COLUMBIA, Conn. — A winter storm responsible for deaths in the Midwest blasted the Northeast on Thursday, dumping snow and sleet and clogging some of the nation’s most heavily traveled highways.
Some parts of the Northeast could receive up to a foot of snow. Schools, businesses and government agencies in Massachusetts, Pennsylvania, New York, New Jersey, Rhode Island and Connecticut closed early.
The resulting exodus choked highways and streets. Authorities reported hundreds of mostly minor accidents throughout the region. Some vehicles were stranded along roadways, preventing plows from getting through.
Connecticut Gov. Jodi Rell found herself stuck, crawling along the highway at 5 to 10 mph for two hours from Suffield to Hartford in what should have been a 30-minute drive.
“Stay home,” she advised. “Go home, prop your feet up, watch the news.”
While the traffic crawled along Interstates 95, 84 and 91, it also slowed at Northeast airports.
There were delays of up to three hours for arriving flights at Newark Liberty International Airport in New Jersey, where more than 200 flights had been canceled by late afternoon, officials said.
Elsewhere, Boston’s Logan International reported more than 100 flights canceled, as did Bradley International near Hartford, Conn. No major problems were reported at New York’s airports; some airlines allowed passengers to reschedule their flights for free.
The storm has been blamed for 35 deaths, mostly in traffic accidents, since it developed last weekend.
In Oklahoma, about 342,000 homes and businesses still were without power Thursday, officials said. In Missouri, about 64,000 people were without electricity, including roughly 32,000 in the Kansas City and St. Joseph areas, state officials said.
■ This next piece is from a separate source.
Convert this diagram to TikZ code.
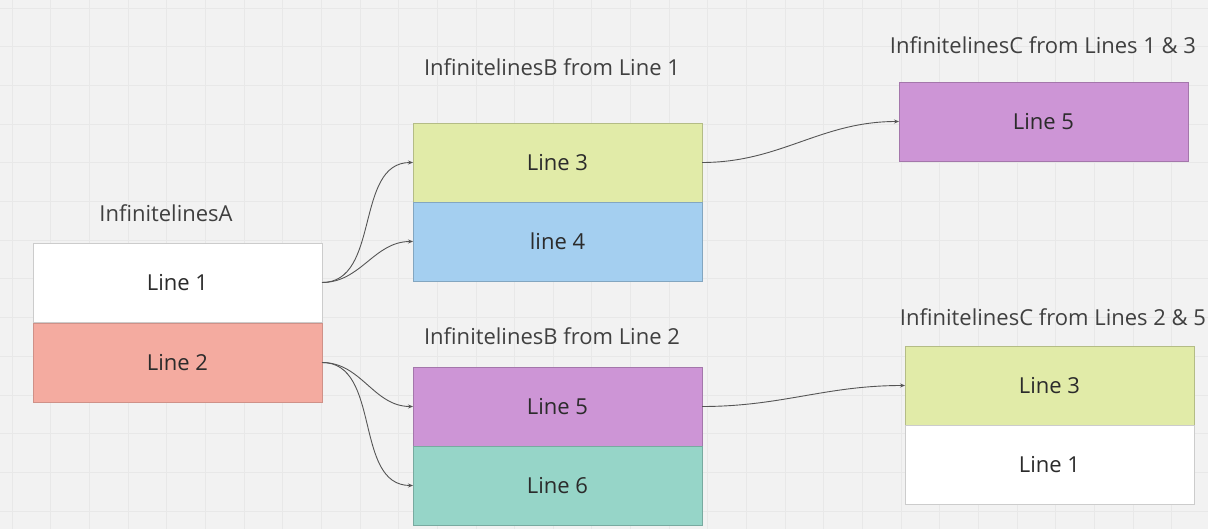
\documentclass[tikz,border=0pt]{standalone}
\usepackage{fontspec}
\setmainfont{Open Sans}
\usetikzlibrary{arrows.meta}
\definecolor{board}{HTML}{F2F2F2}
\definecolor{gridline}{HTML}{E8E8E8}
\definecolor{inkdark}{HTML}{2B2B2B}
\definecolor{wire}{HTML}{555555}
\definecolor{cwhite}{HTML}{FFFFFF}
\definecolor{csalmon}{HTML}{F4ABA0}
\definecolor{clime}{HTML}{E1EBA8}
\definecolor{cblue}{HTML}{A4CFF0}
\definecolor{cviolet}{HTML}{CD95D6}
\definecolor{cteal}{HTML}{96D5C8}
\tikzset{
  rowbox/.style={draw=black!20, line width=0.8pt, minimum width=289pt, minimum height=79pt,
    inner sep=0pt, outer sep=0pt, anchor=north west, text=inkdark, font=\fontsize{22}{24}\selectfont},
  title/.style={text=inkdark!90, font=\fontsize{22}{24}\selectfont, inner sep=0pt},
  link/.style={draw=wire, line width=0.9pt, -{Stealth[length=5pt,width=4pt]}, out=0, in=180}
}
\begin{document}
\begin{tikzpicture}[x=1pt,y=-1pt]
  % board and grid
  \fill[board] (0,0) rectangle (1208,529);
  \useasboundingbox (0,0) rectangle (1208,529);
  \foreach \k in {0,...,31} {
    \draw[gridline, line width=0.8pt] ({12.1+38.65*\k},0) -- ({12.1+38.65*\k},529);
  }
  \foreach \k in {0,...,13} {
    \draw[gridline, line width=0.8pt] (0,{8+38.7*\k}) -- (1208,{8+38.7*\k});
  }

  % group A
  \node[title] (tA) at (166,213) {InfinitelinesA};
  \node[rowbox, fill=cwhite] (a1) at (33,243) {Line 1};
  \node[rowbox, fill=csalmon, draw=csalmon!85!black] (a2) at (33,323) {Line 2};

  % group B from line 1
  \node[title] (tB1) at (552,67) {InfinitelinesB from Line 1};
  \node[rowbox, fill=clime, draw=clime!80!black] (b3) at (413,123) {Line 3};
  \node[rowbox, fill=cblue, draw=cblue!80!black] (b4) at (413,202) {line 4};

  % group B from line 2
  \node[title] (tB2) at (552,336) {InfinitelinesB from Line 2};
  \node[rowbox, fill=cviolet, draw=cviolet!80!black] (b5) at (413,367) {Line 5};
  \node[rowbox, fill=cteal, draw=cteal!80!black] (b6) at (413,446) {Line 6};

  % group C from lines 1 & 3
  \node[title] (tC1) at (1043,45) {InfinitelinesC from Lines 1 \& 3};
  \node[rowbox, fill=cviolet, draw=cviolet!80!black] (c5) at (899,82) {Line 5};

  % group C from lines 2 & 5
  \node[title] (tC2) at (1053,317) {InfinitelinesC from Lines 2 \& 5};
  \node[rowbox, fill=clime, draw=clime!80!black] (c3) at (905,346) {Line 3};
  \node[rowbox, fill=cwhite] (c1) at (905,425) {Line 1};

  % connectors
  \draw[link] (a1.east) to (b3.west);
  \draw[link] (a1.east) to (b4.west);
  \draw[link] (a2.east) to (b5.west);
  \draw[link] (a2.east) to (b6.west);
  \draw[link] (b3.east) to (c5.west);
  \draw[link] (b5.east) to (c3.west);
\end{tikzpicture}
\end{document}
As the Midwest continued to emerge from the darkness, hundreds of snowplow operators in the Northeast were having a tough time getting out of traffic jams.
“How can you plow and put material down, when the trucks are stuck in traffic?” said Doug Harris at Connecticut’s transportation department storm center.
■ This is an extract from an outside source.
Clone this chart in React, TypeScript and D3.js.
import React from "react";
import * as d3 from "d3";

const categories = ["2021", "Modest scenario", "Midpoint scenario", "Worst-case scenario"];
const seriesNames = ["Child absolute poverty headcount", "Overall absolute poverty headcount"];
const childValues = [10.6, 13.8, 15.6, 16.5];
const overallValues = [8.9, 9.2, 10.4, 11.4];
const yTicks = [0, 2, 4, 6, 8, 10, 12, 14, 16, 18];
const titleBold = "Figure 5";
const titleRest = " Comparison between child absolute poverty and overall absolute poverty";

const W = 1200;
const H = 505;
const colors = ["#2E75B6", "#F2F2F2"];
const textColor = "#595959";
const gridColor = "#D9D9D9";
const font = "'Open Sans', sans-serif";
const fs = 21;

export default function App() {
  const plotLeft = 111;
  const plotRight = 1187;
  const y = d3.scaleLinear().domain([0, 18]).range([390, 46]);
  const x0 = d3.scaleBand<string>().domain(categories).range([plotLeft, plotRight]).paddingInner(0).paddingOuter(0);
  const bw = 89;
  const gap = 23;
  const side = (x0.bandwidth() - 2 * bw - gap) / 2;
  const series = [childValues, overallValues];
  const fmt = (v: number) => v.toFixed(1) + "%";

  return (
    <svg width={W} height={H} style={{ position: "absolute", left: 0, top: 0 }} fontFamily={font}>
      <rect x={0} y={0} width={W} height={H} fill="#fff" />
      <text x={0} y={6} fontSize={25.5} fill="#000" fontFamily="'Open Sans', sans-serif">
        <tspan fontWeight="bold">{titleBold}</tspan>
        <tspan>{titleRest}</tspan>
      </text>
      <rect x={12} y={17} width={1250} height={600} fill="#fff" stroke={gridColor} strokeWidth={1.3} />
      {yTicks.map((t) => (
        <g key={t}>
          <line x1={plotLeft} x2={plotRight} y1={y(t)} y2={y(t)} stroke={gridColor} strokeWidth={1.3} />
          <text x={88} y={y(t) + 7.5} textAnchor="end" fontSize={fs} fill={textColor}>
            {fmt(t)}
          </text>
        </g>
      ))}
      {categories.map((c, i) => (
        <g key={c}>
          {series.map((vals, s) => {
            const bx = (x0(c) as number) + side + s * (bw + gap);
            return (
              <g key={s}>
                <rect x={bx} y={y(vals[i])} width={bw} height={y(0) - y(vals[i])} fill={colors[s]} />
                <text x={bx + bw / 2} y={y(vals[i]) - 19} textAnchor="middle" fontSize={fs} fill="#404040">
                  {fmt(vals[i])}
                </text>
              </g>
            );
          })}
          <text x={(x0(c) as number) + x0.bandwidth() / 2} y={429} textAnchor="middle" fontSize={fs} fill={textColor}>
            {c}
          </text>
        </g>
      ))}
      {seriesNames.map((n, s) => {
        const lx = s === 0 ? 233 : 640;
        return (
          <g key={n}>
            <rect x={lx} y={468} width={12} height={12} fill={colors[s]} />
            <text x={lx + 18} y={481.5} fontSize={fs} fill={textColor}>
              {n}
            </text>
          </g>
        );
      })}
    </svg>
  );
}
Rell asked tractor-trailer drivers to get off highways for at least two hours to give plows room to work.
State police said portions of several highways had to be closed for a time in part because motorists abandoned their vehicles in the travel lanes.
Susan Randolph of Bolton, Conn., said it took her an hour to make her normal 20-minute commute from her job at the University of Connecticut in Storrs.
“A lot of drivers seem to have forgotten their snow driving skills,” she said.
Along the shoreline in Milford, Conn., sleet and hail turned the roads to sheets of ice.
Ken Johnson, who was stopped at a Milford gas station, was hoping for even more snow. The 50-year-old arborist said he relies on snow plowing for his income in the winter.
“I’m waiting for the people to start calling,” he said. “I like the summertime; money grows on trees for me. God, let it snow more.”
In Rhode Island, two dozen school districts closed early, as did companies and state agencies in Providence. “Traffic is at a standstill,” Providence Police Sgt. Paul Zienowicz said. “It’s one big traffic jam.”